Twenty years ago, when I first visited Málaga, it was the ugly stepsister of Spain’s Costa del Sol: a little scruffy and down-at-heels (though with gloriously sunny weather and a seaside location). So it was pure pleasure to return last summer and find it transformed into a Cinderella: one of Spain’s most livable—and affordable—cities for coastal living.
Today’s Málaga is clean and bright, with a pedestrian-only city center and a revamped harbor area that is a joy to stroll. The city is brimming with museums, great dining, and plenty of shopping to suit all tastes and budgets.
Happily, the best of the “old” Málaga remains, as well. The sun still shines, there are miles of seaside, winter temperatures are balmy (days average 63 F in January), and sea breezes still blow off the Mediterranean, cooling the hot summer days. And Málaga is still cheerful and vibrant, oozing its trademark Andalusian charm.
Best of all, it remains a very Spanish city, even in the prime tourist areas. So if you enjoy big-city life with laidback charm and a side of seashore, give Málaga a whirl. You can even get by in English.
Simply walking up Calle Larios, the broad, pedestrian-only avenue that is the heart of Málaga’s historic center, can lift the spirits. Shops and restaurants line both sides of this wide, tile-paved street. Benches, colorful flower stands, and tall, graceful streetlights march at regular intervals up the street. Four or five stories above ground level, a series of huge canopies is strung across Calle Larios, shading the strollers below from the blazing Mediterranean sun.
I spent a blissful day just being a tourist here, exploring Calle Larios and meandering along the narrow side streets that branch off this main artery. Sidewalk cafés and wine bars, their tables shaded by large umbrellas and with white-aproned waiters at attention, are everywhere.
This is where trendy Malagueños come for a drink or for lunch in town after a busy morning shopping.
It’s also where tourists come for some culture. The Museo Picasso—the artist is one of the city’s most famous native sons—is nearby. So is the new Museo Carmen Thyssen Malaga. It holds mostly 19th-century Spanish paintings.
And you’ll find street performers—mimes, mummers, and “living-sculpture” performance artists—provide entertainment many days. (I saw one fellow who’d suspended himself in the air, with no visible means of support. I still don’t know how he did it…)
At 2,800 years old, Málaga is one of the oldest cities in the world. Founded by the Phoenicians in about 770 BCE, it’s been inhabited by half-a-dozen major civilizations since then. As a result, it offers plenty for the history buff. Just past the Roman amphitheater is the Alcazaba, the medieval Moorish quarter. And you can take a bus up to the Gibralfaro, the Moorish-era fortress sitting above the city that offers one of the best views around.
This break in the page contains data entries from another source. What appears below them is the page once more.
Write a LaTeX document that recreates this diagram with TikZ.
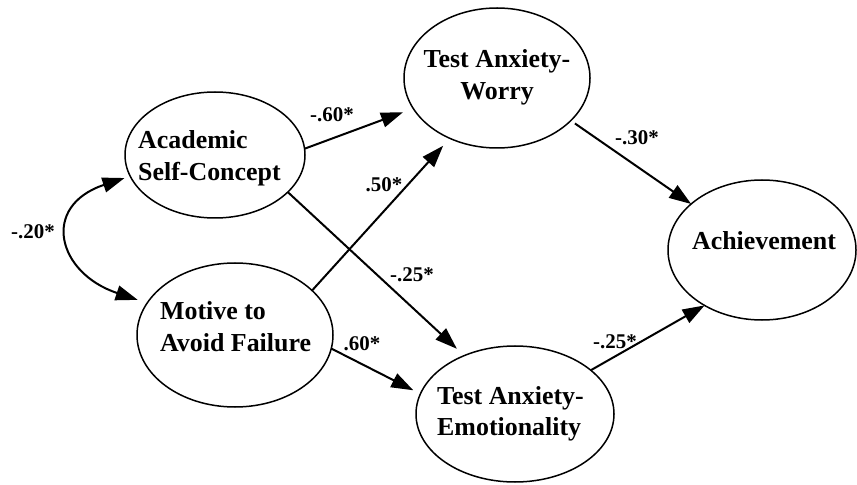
\documentclass[tikz,border=0pt]{standalone}
\usepackage{fontspec}
\setmainfont{Liberation Serif}
\usetikzlibrary{shapes.geometric,arrows.meta}
\tikzset{
  ell/.style={draw, ellipse, line width=1.5bp, inner sep=0pt, outer sep=0pt},
  txt/.style={font=\bfseries\fontsize{26}{32}\selectfont, inner sep=0pt},
  coef/.style={font=\bfseries\fontsize{21}{25}\selectfont, inner sep=0pt},
  arr/.style={line width=2bp, -{Triangle[length=22bp,width=15bp]}},
  darr/.style={line width=2bp, {Triangle[length=22bp,width=15bp]}-{Triangle[length=22bp,width=15bp]}}
}
\begin{document}
\begin{tikzpicture}[x=1bp,y=-1bp]
\useasboundingbox (0,0) rectangle (857,485);
% ellipses
\node[ell, minimum width=180bp, minimum height=126bp] (acad) at (215,155) {};
\node[ell, minimum width=196bp, minimum height=144bp] (motive) at (235,335) {};
\node[ell, minimum width=186bp, minimum height=140bp] (worry) at (497,78) {};
\node[ell, minimum width=198bp, minimum height=136bp] (emot) at (515,414) {};
\node[ell, minimum width=188bp, minimum height=140bp] (achieve) at (762,250) {};
% texts
\node[txt, anchor=base west] (tacad) at (138,149) {\begin{tabular}[t]{@{}l@{}}Academic\\Self-Concept\end{tabular}};
\node[txt, anchor=base west] (tmotive) at (160,320) {\begin{tabular}[t]{@{}l@{}}Motive to\\Avoid Failure\end{tabular}};
\node[txt, anchor=base] (tworry) at (497,68) {\begin{tabular}[t]{@{}c@{}}Test Anxiety-\\Worry\end{tabular}};
\node[txt, anchor=base west] (temot) at (437,404) {\begin{tabular}[t]{@{}l@{}}Test Anxiety-\\Emotionality\end{tabular}};
\node[txt, anchor=base] (tachieve) at (764,250) {Achievement};
% paths
\draw[arr, shorten >=11bp] (acad.4) -- (worry.200);
\draw[arr, shorten >=10bp] (motive.30) -- (worry.232);
\draw[arr, shorten >=10bp] (acad.333) -- (emot.131);
\draw[arr, shorten >=8bp] (motive.352) -- (emot.168);
\draw[arr, shorten <=5bp] (worry.330) -- (achieve.147);
\draw[arr] (emot.30) -- (achieve.224);
\draw[darr, shorten <=6bp, shorten >=10bp] (acad.194) .. controls +(-90,30) and +(-90,-30) .. (motive.160);
% coefficients
\node[coef] (c1) at (332,115) {-.60*};
\node[coef] (c2) at (384,185) {.50*};
\node[coef] (c3) at (412,275) {-.25*};
\node[coef] (c4) at (362,344) {.60*};
\node[coef] (c5) at (637,138) {-.30*};
\node[coef] (c6) at (615,342) {-.25*};
\node[coef] (c7) at (33,232) {-.20*};
\end{tikzpicture}
\end{document}
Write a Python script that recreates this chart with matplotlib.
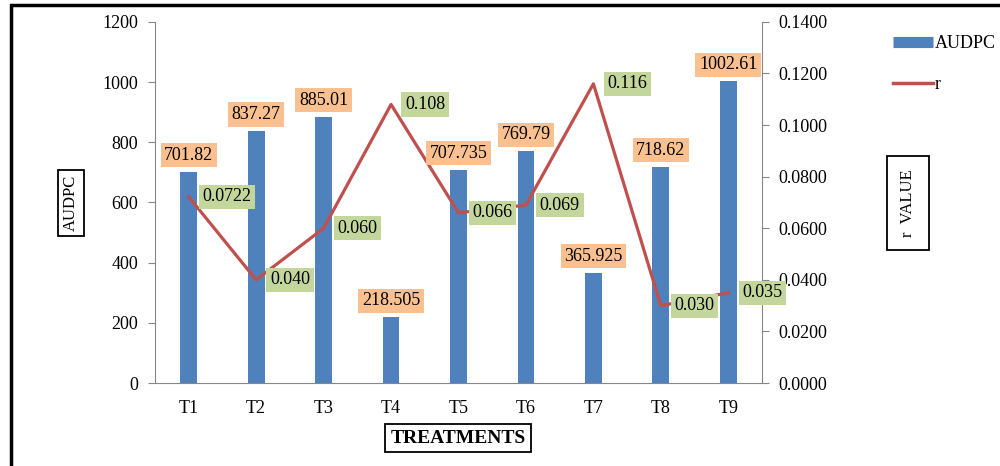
import matplotlib.pyplot as plt
from matplotlib.lines import Line2D
from matplotlib.patches import Rectangle

plt.rcParams['font.family'] = ['Liberation Serif', 'DejaVu Serif']

# --- data ---
treatments = ['T1', 'T2', 'T3', 'T4', 'T5', 'T6', 'T7', 'T8', 'T9']
audpc = [701.82, 837.27, 885.01, 218.505, 707.735, 769.79, 365.925, 718.62, 1002.61]
audpc_labels = ['701.82', '837.27', '885.01', '218.505', '707.735', '769.79', '365.925', '718.62', '1002.61']
r_value = [0.0722, 0.040, 0.060, 0.108, 0.066, 0.069, 0.116, 0.030, 0.035]
r_labels = ['0.0722', '0.040', '0.060', '0.108', '0.066', '0.069', '0.116', '0.030', '0.035']

bar_color = '#4F81BD'
line_color = '#C0504D'
axis_grey = '#868686'
fs = 13

fig = plt.figure(figsize=(10, 4.66), dpi=100)
ax = fig.add_axes([0.155, 0.178, 0.607, 0.775])
ax2 = ax.twinx()

x = list(range(len(treatments)))
ax.bar(x, audpc, width=0.25, color=bar_color)
ax2.plot(x, r_value, color=line_color, lw=2.3)

ax.set_xlim(-0.5, len(treatments) - 0.5)
ax.set_ylim(0, 1200)
ax.set_yticks(range(0, 1201, 200))
ax2.set_ylim(0, 0.14)
ax2.set_yticks([i * 0.02 for i in range(8)])
ax2.set_yticklabels([f'{i * 0.02:.4f}' for i in range(8)])

ax.set_xticks(x)
ax.set_xticklabels(treatments)

for a in (ax, ax2):
    a.spines['top'].set_visible(False)
    for s in a.spines.values():
        s.set_color(axis_grey)
    a.tick_params(labelsize=fs, colors='black', pad=7)
    a.tick_params(axis='y', color=axis_grey, length=5)
ax.spines['right'].set_visible(False)
ax2.spines['left'].set_visible(False)
ax2.spines['bottom'].set_visible(False)
ax.tick_params(axis='x', length=0, pad=12)

# value labels on the bars (orange boxes), drawn on the top axes
for xi, v, lab in zip(x, audpc, audpc_labels):
    ax2.annotate(lab, (xi, v), xycoords=ax.transData, xytext=(0, 12),
                 textcoords='offset points', ha='center', va='center', fontsize=fs,
                 bbox=dict(boxstyle='square,pad=0.2', fc='#FAC090', ec='none'))

# r values beside the line points (green boxes)
for xi, v, lab in zip(x, r_value, r_labels):
    ax2.annotate(lab, (xi, v), xytext=(10, 0), textcoords='offset points',
                 ha='left', va='center', fontsize=fs,
                 bbox=dict(boxstyle='square,pad=0.2', fc='#C3D69B', ec='none'))

# boxed axis titles
box = dict(boxstyle='square,pad=0.3', fc='white', ec='black', lw=1.3)
fig.text(0.071, 0.565, 'AUDPC', rotation=90, ha='center', va='center', fontsize=12, bbox=box)
fig.text(0.908, 0.565, 'r  VALUE', rotation=90, ha='center', va='center', fontsize=12,
         bbox=dict(boxstyle='square,pad=0.8', fc='white', ec='black', lw=1.3))
fig.text(0.458, 0.06, 'TREATMENTS', ha='center', va='center', fontsize=14,
         fontweight='bold', bbox=box)

handles = [Line2D([], [], color=bar_color, lw=8, solid_capstyle='butt'),
           Line2D([], [], color=line_color, lw=2.5)]
fig.legend(handles, ['AUDPC', 'r'], loc='upper left', bbox_to_anchor=(0.877, 0.96),
           frameon=False, fontsize=fs, handlelength=2.2, handletextpad=0.1, labelspacing=1.35)

# outer frame
fig.add_artist(Rectangle((0.011, -0.05), 1.1, 1.04, transform=fig.transFigure,
                         fill=False, ec='black', lw=2.5))

fig.savefig('out.png', dpi=100)
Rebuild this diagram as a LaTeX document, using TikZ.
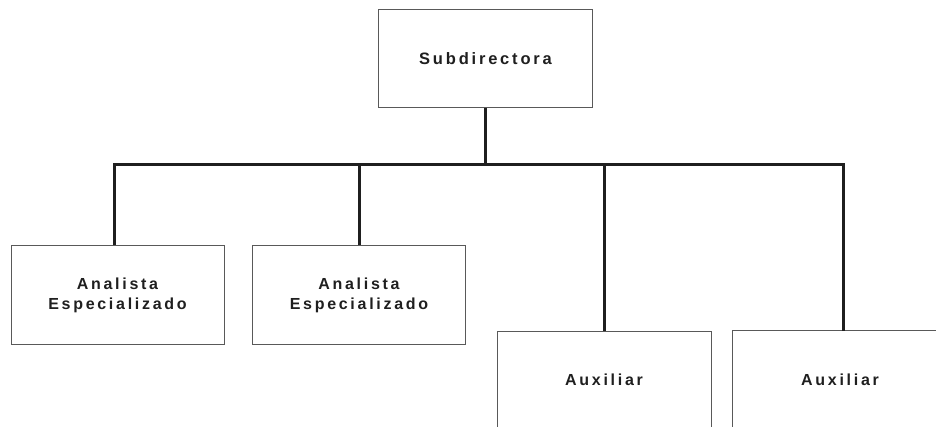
\documentclass[tikz,border=0pt]{standalone}
\usepackage{fontspec}
\setmainfont{Liberation Sans}
\newfontfamily\labfont[LetterSpace=17]{Liberation Sans}
\begin{document}
\begin{tikzpicture}[x=1pt,y=-1pt,
  box/.style={draw=black!65,line width=1pt,fill=white,minimum width=213pt,minimum height=98pt,
    inner sep=0pt,align=center,text=black!88,font=\labfont\bfseries\fontsize{16}{20}\selectfont},
  edge/.style={draw=black!65,line width=1pt},
  conn/.style={draw=black!88,line width=3pt}]
\useasboundingbox (0,0) rectangle (936,427);
\clip (0,0) rectangle (936,427);
\node[box,minimum width=214pt,font=\labfont\bfseries\fontsize{16.5}{20}\selectfont] (top) at (485.5,59) {Subdirectora};
\node[box] (a1) at (117.5,295) {Analista\\Especializado};
\node[box] (a2) at (359,295) {Analista\\Especializado};
\node[box,minimum width=214pt] (x1) at (604,380) {Auxiliar};
\node[box,draw=none,minimum width=214pt] (x2) at (840,380) {Auxiliar};
\draw[edge] (x2.south west) -- (x2.north west) -- (x2.north east);
\coordinate (bus) at (486,165);
\draw[conn] (top.south) -- (top.south |- bus);
\draw[conn] ([xshift=-3pt]a1.north) -- ([xshift=-3pt]a1.north |- bus) -- ([xshift=3pt]x2.north |- bus) -- ([xshift=3pt]x2.north);
\draw[conn] (a2.north) -- (a2.north |- bus);
\draw[conn] (x1.north) -- (x1.north |- bus);
\end{tikzpicture}
\end{document}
But, if you spend any time here, it becomes clear that Málaga is not a city that lives in the past. Here, history is the spice, not the main course. Twelve million tourists a year pass through Malaga’s international airport, and about half of them visit the city (the rest head directly to the region’s many beach resorts). Yet tourism, though important, is not the only economic driver. Technology, construction, transportation, logistics, and other industries are all big here—this is Spain’s fourth-most important city for economic activity, and one of its biggest ports. This means a big plus for expats and tourists: A city where English is generally understood.
Walk south from Málaga’s historic center and in minutes you reach the port area. In recent years part of the port area has been smartened up. Green park areas border the avenue that runs along the sea, while a long paseo marítimo (boardwalk) runs along the water itself. Muelle Uno, or Wharf One, a long wharf of shops and restaurants, is a prime draw and is nearly always hopping with activity.
One neighborhood I like is Huelin, which is just a mile or two from the centro histórico in the district known as Carretera de Cádiz. Twenty years ago, when I visited friends who lived in Huelin, the city was just expanding the paseo marítimo out this far. Since then, Huelin has cast off its working-class, fishermen’s roots to become a lively, middle-class neighborhood of good-quality apartment housing, plenty of bars and restaurants, supermarkets, and other amenities. Bus service is frequent, a metro line from the center to Huelin is under construction, and the bus and train stations are not far away.
In Huelin you can find one- and two-bedroom apartments for sale for well under €100,000 (about $130,000). And $650 in rent can get you about 900 square feet of living space—you may even get a sea view with it. Day-to-day expenses are low, too. My friends and I enjoyed a long summer evening at an outdoor café here, spending only about $4 each for generous tapas—a couple of them made a full meal.